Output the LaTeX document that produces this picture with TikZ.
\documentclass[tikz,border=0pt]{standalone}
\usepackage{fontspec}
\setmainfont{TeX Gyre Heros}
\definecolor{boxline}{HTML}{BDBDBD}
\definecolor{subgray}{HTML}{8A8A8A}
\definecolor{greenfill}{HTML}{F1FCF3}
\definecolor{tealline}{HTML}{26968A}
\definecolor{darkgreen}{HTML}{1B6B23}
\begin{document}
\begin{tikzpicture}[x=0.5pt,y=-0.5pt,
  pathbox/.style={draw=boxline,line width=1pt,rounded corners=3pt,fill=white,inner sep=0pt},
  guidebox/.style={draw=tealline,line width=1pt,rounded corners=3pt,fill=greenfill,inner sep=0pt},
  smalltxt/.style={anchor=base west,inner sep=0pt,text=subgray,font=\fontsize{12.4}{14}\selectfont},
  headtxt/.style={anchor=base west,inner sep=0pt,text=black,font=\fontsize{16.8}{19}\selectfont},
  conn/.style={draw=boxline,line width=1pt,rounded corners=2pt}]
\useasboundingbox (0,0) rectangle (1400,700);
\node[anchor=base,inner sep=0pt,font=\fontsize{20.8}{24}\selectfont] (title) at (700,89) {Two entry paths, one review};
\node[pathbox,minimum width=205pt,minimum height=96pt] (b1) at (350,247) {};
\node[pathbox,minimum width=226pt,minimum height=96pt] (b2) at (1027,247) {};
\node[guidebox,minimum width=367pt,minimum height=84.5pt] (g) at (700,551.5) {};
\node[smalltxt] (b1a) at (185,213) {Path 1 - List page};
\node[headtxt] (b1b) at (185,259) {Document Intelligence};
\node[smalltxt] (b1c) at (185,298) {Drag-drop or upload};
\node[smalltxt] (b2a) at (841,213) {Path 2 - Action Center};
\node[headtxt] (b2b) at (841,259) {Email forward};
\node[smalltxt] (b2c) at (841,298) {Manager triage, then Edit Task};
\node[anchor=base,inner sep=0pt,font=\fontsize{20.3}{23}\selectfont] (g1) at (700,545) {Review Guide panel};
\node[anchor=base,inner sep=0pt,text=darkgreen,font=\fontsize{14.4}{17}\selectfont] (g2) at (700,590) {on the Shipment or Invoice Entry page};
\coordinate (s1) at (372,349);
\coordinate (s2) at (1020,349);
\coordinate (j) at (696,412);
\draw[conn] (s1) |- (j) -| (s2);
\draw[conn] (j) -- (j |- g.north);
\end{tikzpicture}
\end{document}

==============================

◆ **Required task**: Give the data again, exactly as it stands.

◆ **Worked answer**:
Output the LaTeX document that produces this picture with TikZ.
\documentclass[tikz,border=0pt]{standalone}
\usepackage{fontspec}
\setmainfont{TeX Gyre Heros}
\definecolor{boxline}{HTML}{BDBDBD}
\definecolor{subgray}{HTML}{8A8A8A}
\definecolor{greenfill}{HTML}{F1FCF3}
\definecolor{tealline}{HTML}{26968A}
\definecolor{darkgreen}{HTML}{1B6B23}
\begin{document}
\begin{tikzpicture}[x=0.5pt,y=-0.5pt,
  pathbox/.style={draw=boxline,line width=1pt,rounded corners=3pt,fill=white,inner sep=0pt},
  guidebox/.style={draw=tealline,line width=1pt,rounded corners=3pt,fill=greenfill,inner sep=0pt},
  smalltxt/.style={anchor=base west,inner sep=0pt,text=subgray,font=\fontsize{12.4}{14}\selectfont},
  headtxt/.style={anchor=base west,inner sep=0pt,text=black,font=\fontsize{16.8}{19}\selectfont},
  conn/.style={draw=boxline,line width=1pt,rounded corners=2pt}]
\useasboundingbox (0,0) rectangle (1400,700);
\node[anchor=base,inner sep=0pt,font=\fontsize{20.8}{24}\selectfont] (title) at (700,89) {Two entry paths, one review};
\node[pathbox,minimum width=205pt,minimum height=96pt] (b1) at (350,247) {};
\node[pathbox,minimum width=226pt,minimum height=96pt] (b2) at (1027,247) {};
\node[guidebox,minimum width=367pt,minimum height=84.5pt] (g) at (700,551.5) {};
\node[smalltxt] (b1a) at (185,213) {Path 1 - List page};
\node[headtxt] (b1b) at (185,259) {Document Intelligence};
\node[smalltxt] (b1c) at (185,298) {Drag-drop or upload};
\node[smalltxt] (b2a) at (841,213) {Path 2 - Action Center};
\node[headtxt] (b2b) at (841,259) {Email forward};
\node[smalltxt] (b2c) at (841,298) {Manager triage, then Edit Task};
\node[anchor=base,inner sep=0pt,font=\fontsize{20.3}{23}\selectfont] (g1) at (700,545) {Review Guide panel};
\node[anchor=base,inner sep=0pt,text=darkgreen,font=\fontsize{14.4}{17}\selectfont] (g2) at (700,590) {on the Shipment or Invoice Entry page};
\coordinate (s1) at (372,349);
\coordinate (s2) at (1020,349);
\coordinate (j) at (696,412);
\draw[conn] (s1) |- (j) -| (s2);
\draw[conn] (j) -- (j |- g.north);
\end{tikzpicture}
\end{document}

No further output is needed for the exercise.